А в полночь 31 июля к Сазонову пришёл в очередной раз германский посол Пурталес. Утром его принимал сам Николай, но что значил Николай в России, если надо было выручать её, а не вредить ей? Разговор с царём вышел пустым, и теперь Пурталес стоял перед Сазоновым.

– Господин министр, я уполномочен моим правительством передать вашему правительству, что если к двенадцати часам первого августа Россия не демобилизуется, то Германия тоже объявит мобилизацию.

– Означает ли это войну? – спросил Сазонов.

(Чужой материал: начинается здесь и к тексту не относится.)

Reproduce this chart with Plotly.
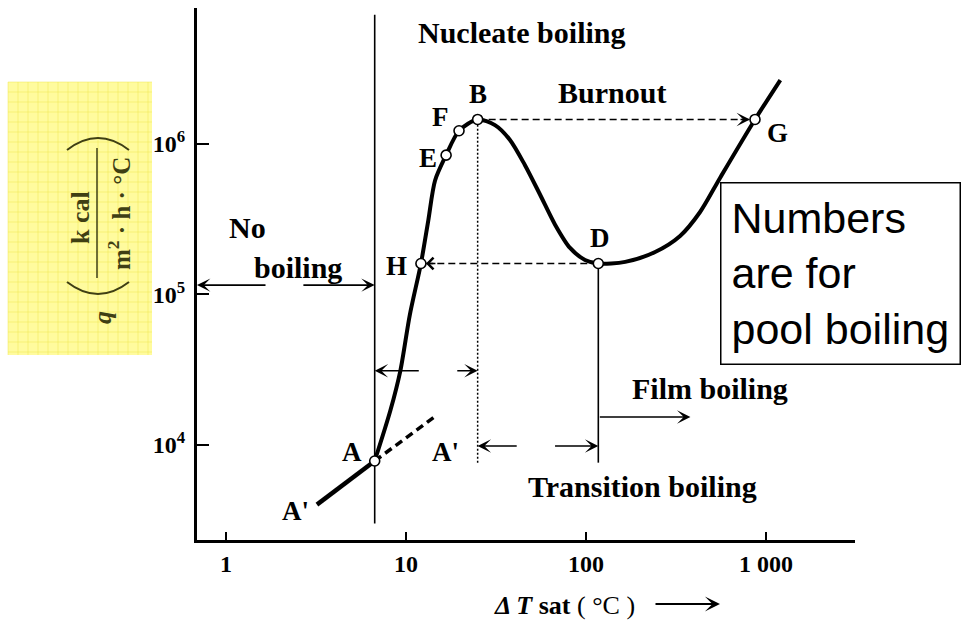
import numpy as np
import plotly.graph_objects as go

# Pool boiling curve of water: wall superheat dT_sat (degC) vs heat flux q (kcal/m2 h)
dt_curve = [6.7, 8.2, 9.3, 10.5, 12.1, 13.3, 14.5, 16.7, 19.7, 25.0,
            31.2, 37.8, 45.8, 55.5, 67.3, 81.5, 98.7, 117.0,
            165.0, 242.0, 333.0, 430.0, 555.0, 868.0, 1200.0]
q_curve = [7.8e3, 1.7e4, 3.1e4, 7.3e4, 1.6e5, 3.1e5, 5.7e5, 8.4e5, 1.22e6, 1.45e6,
           1.33e6, 1.06e6, 7.2e5, 4.6e5, 2.9e5, 2.03e5, 1.69e5, 1.6e5,
           1.64e5, 1.91e5, 2.44e5, 3.52e5, 5.93e5, 1.45e6, 2.65e6]

# free convection line A'-A and its dashed extension A-A'
dt_free = [3.2, 6.7]
q_free = [4.0e3, 7.8e3]
dt_free_ext = [6.7, 14.9]
q_free_ext = [7.8e3, 1.58e4]

# characteristic points
point_names = ["A", "H", "E", "F", "B", "D", "G"]
point_dt = [6.7, 12.1, 16.7, 19.7, 25.0, 117.0, 868.0]
point_q = [7.8e3, 1.6e5, 8.4e5, 1.22e6, 1.45e6, 1.6e5, 1.45e6]

# regime boundaries (degC)
dt_onset, dt_burnout, dt_leidenfrost = 6.7, 25.0, 117.0

x_tickvals = [1, 10, 100, 1000]
x_ticktext = ["1", "10", "100", "1 000"]
y_tickvals = [1e4, 1e5, 1e6]
y_ticktext = ["10<sup>4</sup>", "10<sup>5</sup>", "10<sup>6</sup>"]

SERIF = "Liberation Serif, Times New Roman, serif"
SANS = "Liberation Sans, Arial, sans-serif"

# plot area in pixels
L, R, T, B = 197, 114, 8, 84
W, H = 969, 624
PW, PH = W - L - R, H - T - B


def paper_x(px):
    return (px - L) / PW


def paper_y(py):
    return (H - B - py) / PH


fig = go.Figure()


def line(x, y, width, dash="solid"):
    fig.add_trace(go.Scatter(x=x, y=y, mode="lines", hoverinfo="skip",
                             line=dict(color="black", width=width, dash=dash)))


def arrow(x_tip, y_tip, x_tail, y_tail, head=3):
    fig.add_annotation(x=np.log10(x_tip), y=np.log10(y_tip),
                       ax=np.log10(x_tail), ay=np.log10(y_tail),
                       xref="x", yref="y", axref="x", ayref="y", text="",
                       showarrow=True, arrowhead=head, arrowsize=1.4,
                       arrowwidth=1.6, arrowcolor="black")


def head_only(x_tip, y_tip, dx, head=3):
    fig.add_annotation(x=np.log10(x_tip), y=np.log10(y_tip), ax=dx, ay=0,
                       xref="x", yref="y", text="", showarrow=True,
                       arrowhead=head, arrowsize=1.4, arrowwidth=1.6,
                       arrowcolor="black", standoff=5)


def paper_text(text, px, py, font, angle=0):
    fig.add_annotation(xref="paper", yref="paper", x=paper_x(px), y=paper_y(py),
                       xanchor="center", yanchor="middle", text=text,
                       textangle=angle, showarrow=False, font=font)


iA, iH, iE, iF, iB, iD, iG = range(7)

# regime boundary lines
line([dt_onset, dt_onset], [3.0e3, 7.2e6], 1.6)
line([dt_burnout, dt_burnout], [7.6e3, point_q[iB]], 1.5, "2px,2px")
line([dt_leidenfrost, dt_leidenfrost], [7.6e3, point_q[iD]], 1.6)

# jumps: burnout B->G and return D->H
line([dt_burnout, point_dt[iG]], [point_q[iB], point_q[iG]], 1.6, "7px,4px")
line([dt_leidenfrost, point_dt[iH]], [point_q[iD], point_q[iH]], 1.6, "7px,4px")

# free convection
line(dt_free, q_free, 4.5)
line(dt_free_ext, q_free_ext, 3.5, "8px,5px")

# boiling curve
fig.add_trace(go.Scatter(x=dt_curve, y=q_curve, mode="lines", hoverinfo="skip",
                         line=dict(color="black", width=4, shape="spline", smoothing=0.8)))

# characteristic points
fig.add_trace(go.Scatter(x=point_dt, y=point_q, mode="markers", hoverinfo="skip",
                         marker=dict(symbol="circle", size=10, color="white",
                                     line=dict(color="black", width=1.6))))

# arrowheads on the dashed jumps
head_only(point_dt[iG], point_q[iG], -16, head=3)
head_only(point_dt[iH], point_q[iH], 16, head=4)

# regime extent arrows
q_no, q_nuc, q_tr, q_film = 1.15e5, 3.1e4, 9.8e3, 1.53e4
arrow(0.69, q_no, 1.69, q_no)
arrow(dt_onset, q_no, 2.64, q_no)
arrow(dt_onset, q_nuc, 12.0, q_nuc)
arrow(dt_burnout, q_nuc, 18.9, q_nuc)
arrow(dt_burnout, q_tr, 42.0, q_tr)
arrow(dt_leidenfrost, q_tr, 66.0, q_tr)
arrow(380.0, q_film, dt_leidenfrost, q_film)

label_font = dict(family=SERIF, size=27, color="black", weight="bold")
region_font = dict(family=SERIF, size=30, color="black", weight="bold")

# point labels
label_shift = {"A": (-23, 9), "H": (-24, -2), "E": (-18, -3), "F": (-19, 14),
               "B": (0, 25), "D": (2, 26), "G": (22, -14)}
for name, x, y in zip(point_names, point_dt, point_q):
    sx, sy = label_shift[name]
    fig.add_annotation(x=np.log10(x), y=np.log10(y), text=name, showarrow=False,
                       xshift=sx, yshift=sy, font=label_font)
fig.add_annotation(x=np.log10(dt_free[0]), y=np.log10(q_free[0]), text="A'",
                   showarrow=False, xshift=-21, yshift=-6, font=label_font)
fig.add_annotation(x=np.log10(16.5), y=np.log10(8.96e3), text="A'",
                   showarrow=False, font=label_font)

# regime labels
regions = [("Nucleate boiling", 44, 5.5e6), ("Burnout", 139, 2.18e6),
           ("No", 1.31, 2.76e5), ("boiling", 2.51, 1.5e5),
           ("Film boiling", 489, 2.38e4), ("Transition boiling", 205, 5.3e3)]
for text, x, y in regions:
    fig.add_annotation(x=np.log10(x), y=np.log10(y), text=text, showarrow=False,
                       font=region_font)

# note box
fig.add_annotation(xref="paper", yref="paper", x=paper_x(720), y=paper_y(182),
                   xanchor="left", yanchor="top", align="left", showarrow=False,
                   text="Numbers<br>are for<br>pool boiling",
                   font=dict(family=SANS, size=43, color="black"),
                   bgcolor="white", bordercolor="black", borderwidth=1.5, borderpad=10)

# x-axis title with arrow
paper_text("<b><i>Δ T</i></b> <b>sat</b> ( °C )", 564, 605,
           dict(family=SERIF, size=26, color="black"))
fig.add_annotation(xref="paper", yref="paper", x=paper_x(720), y=paper_y(604),
                   ax=-66, ay=0, text="", showarrow=True, arrowhead=3,
                   arrowsize=1.4, arrowwidth=1.8, arrowcolor="black")

# y-axis title on a yellow grid patch
shapes = [dict(type="rect", xref="paper", yref="paper",
               x0=paper_x(8), x1=paper_x(152), y0=paper_y(355), y1=paper_y(82),
               fillcolor="#fffb9e", line=dict(width=0), layer="below")]
for gx in range(8, 153, 10):
    shapes.append(dict(type="line", xref="paper", yref="paper",
                       x0=paper_x(gx), x1=paper_x(gx), y0=paper_y(355), y1=paper_y(82),
                       line=dict(color="rgba(236,226,70,0.45)", width=1), layer="below"))
for gy in range(82, 356, 10):
    shapes.append(dict(type="line", xref="paper", yref="paper",
                       x0=paper_x(8), x1=paper_x(152), y0=paper_y(gy), y1=paper_y(gy),
                       line=dict(color="rgba(236,226,70,0.45)", width=1), layer="below"))
INK = "#3f3f14"
# fraction bar
shapes.append(dict(type="line", xref="paper", yref="paper",
                   x0=paper_x(97), x1=paper_x(97), y0=paper_y(278), y1=paper_y(148),
                   line=dict(color=INK, width=1.5)))


def paren(py_end, py_ctrl):
    return (f"M {paper_x(67)},{paper_y(py_end)} "
            f"Q {paper_x(98)},{paper_y(py_ctrl)} {paper_x(129)},{paper_y(py_end)}")


shapes.append(dict(type="path", xref="paper", yref="paper", path=paren(150, 126),
                   line=dict(color=INK, width=2)))
shapes.append(dict(type="path", xref="paper", yref="paper", path=paren(282, 306),
                   line=dict(color=INK, width=2)))

paper_text("<i>q</i>", 103, 318, dict(family=SERIF, size=26, color=INK, weight="bold"), -90)
paper_text("k cal", 80, 218, dict(family=SERIF, size=26, color=INK, weight="bold"), -90)
paper_text("m<sup>2</sup> · h · °C", 119, 214,
           dict(family=SERIF, size=25, color=INK, weight="bold"), -90)

axis_font = dict(family=SERIF, size=24, color="black", weight="bold")
fig.update_layout(
    width=W, height=H, margin=dict(l=L, r=R, t=T, b=B),
    paper_bgcolor="white", plot_bgcolor="white", showlegend=False,
    shapes=shapes,
    xaxis=dict(type="log", range=[-0.161, 3.494], showline=True, linecolor="black",
               linewidth=3, ticks="inside", ticklen=8, tickwidth=2, tickcolor="black",
               tickvals=x_tickvals, ticktext=x_ticktext, showgrid=False, zeroline=False,
               tickfont=axis_font, ticklabelstandoff=0),
    yaxis=dict(type="log", range=[3.367, 6.902], showline=True, linecolor="black",
               linewidth=3, ticks="inside", ticklen=12, tickwidth=2, tickcolor="black",
               tickvals=y_tickvals, ticktext=y_ticktext, showgrid=False, zeroline=False,
               tickfont=axis_font, ticklabelstandoff=4),
)

fig.write_html("out.html")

– Нет, но мы к ней чрезвычайно близки.

Кайзер Вильгельм был импульсивен, спору нет. За треть века нахождения у власти он выработал стиль совершенно индивидуальный: эффективный реализм в деталях и энергичные иллюзии в общем видении вещей. Германия его юности была всего лишь юнкерской Пруссией, а Германия его поздней зрелости – могучим промышленным Рейхом, чьи владения протянулись до экватора. И теперь Вильгельм склонен был полагать, что Европа должна считаться с ним более, чем с собой, поскольку был уверен, что он лучше Европы знает, как можно обеспечить благо не только Германии, но и всего континента…

Нахально?

Самоуверенно до нарциссизма?

А это как сказать…

Ещё до войны пастор Науман выдвигал идеи "Срединной Европы" при верховенстве Германии. Такая программа находила своё подкрепление во взглядах уже не служителей Бога, а слуг Мамоны – промышленников и финансистов Германии.

Сразу после начала военных действий – 9 сентября 1914 года – эти планы, как основные цели войны, излагал в особой записке канцлер Бетман-Гельвег. Немцами предполагалось создание среднеевропейского экономического союза в составе Австро-Венгрии, ослабленной Франции, Бельгии, Голландии, Дании, Польши, а также Италии, Швеции, Норвегии под "фактическим немецким руководством".

Как можно было оценивать такие идеи с точки зрения интересов и перспектив России?

"Срединная Европа" не угрожала России в том случае, если Россия занималась бы исключительно своим внутренним ростом, не противодействуя созданию такой Европы, объединяемой мечом ли, экономическими ли способами… Мощная объединённая экономика континентальной Европы сразу раскалывала бы англосаксонские планы мировой гегемонии, но эта же экономика могла помочь нам в строительстве могучей Российской державы, если бы внешние займы шли на цели промышленного развития, а не на строительство "стратегических" дорог по пинским болотам.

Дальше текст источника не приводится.